Within youth sports, these patterns are increasingly visible on the ground. Industry guidance on measuring the impact of tournaments notes that families often arrive a day early or stay through Monday to explore host cities, particularly when schedules are spread across a weekend. Youth sports analytics firms estimate that tournaments have generated tens of billions of dollars in economic impact nationally, with hotel nights, restaurant spending and attraction visits accounting for much of that activity.

Knoxville tourism materials appear to be designed with this behavior in mind. Suggested itineraries for sports visitors pair bracket play with visits to downtown museums, live music in the Old City and excursions into the surrounding hills and waterways. Short-term rental platforms and hotel marketing increasingly highlight proximity to both venues and walkable districts, signaling that the market sees value in being able to move easily from morning games to afternoon sightseeing without repeated car trips.

These dynamics may also help families justify the rising costs of youth sports. Financial reporting on household sports spending suggests that parents are more comfortable with higher travel outlays when a tournament doubles as a mini-vacation for the entire household. In that context, Knoxville’s blend of accessible venues, compact neighborhoods and outdoor amenities positions it as a cost-effective alternative to larger, more congested metro areas, especially for regional visitors arriving by car from across the Southeast.

Positioning Knoxville in a Competitive Sports Tourism Landscape

Nationally, destinations from Florida to the Mountain West are investing heavily in multi-field complexes, new arenas and year-round tournament calendars in an effort to capture their share of the sports travel boom. Industry associations dedicated to sports events and tourism report that the sector’s total economic footprint in the United States has climbed into the hundreds of billions of dollars when accounting for direct and indirect spending, jobs and tax revenues. Competition for events is intense, with cities offering incentives and tailored support services to event organizers.

Knoxville’s strategy appears to hinge less on sheer scale and more on the experience between games. Rather than clustering venues on the urban fringe surrounded by parking lots, the city is working to knit its sports infrastructure into or near existing neighborhoods and cultural districts. This approach is evident in the placement of Covenant Health Park near the Old City and in ongoing conversations about improving pedestrian connections along Henley Street and other key corridors linking campuses, arenas and public spaces.

Urban planning discussions in Knoxville also suggest that traffic safety and pedestrian access are rising priorities, in part because of concerns about roadway deaths and in part due to the economic potential of walkable districts. Studies of traffic management and community feedback show a desire to tame high-speed arterials that cut through or border downtown, a shift that aligns with broader national interest in the “15-minute city” concept where daily needs are reachable without a car.

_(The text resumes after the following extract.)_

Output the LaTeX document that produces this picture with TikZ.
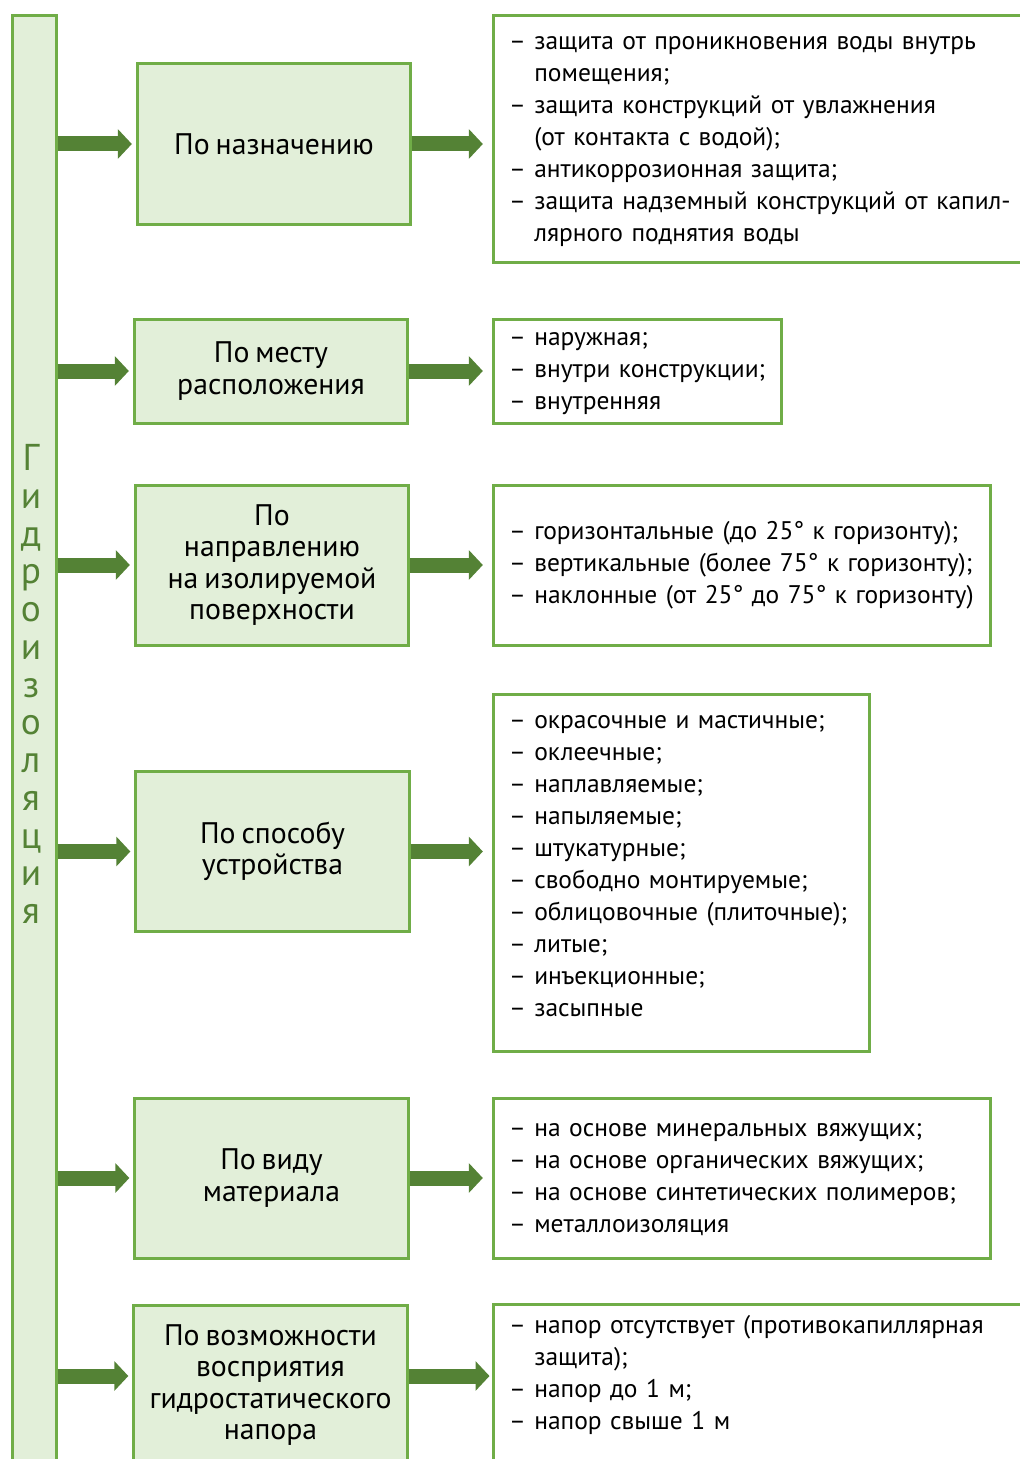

As the United States enters a decade packed with mega-events, from international soccer tournaments to the Los Angeles Olympics, cities across the country are recalibrating how they court sports travelers. For Knoxville, the opportunity lies in refining a model that turns every tournament or match into a showcase of a livable, walkable city. If current trends in family spending, travel preferences and urban investment continue, the city’s compact core and expanding sports calendar may keep it near the front of the pack in a rapidly evolving sports tourism market.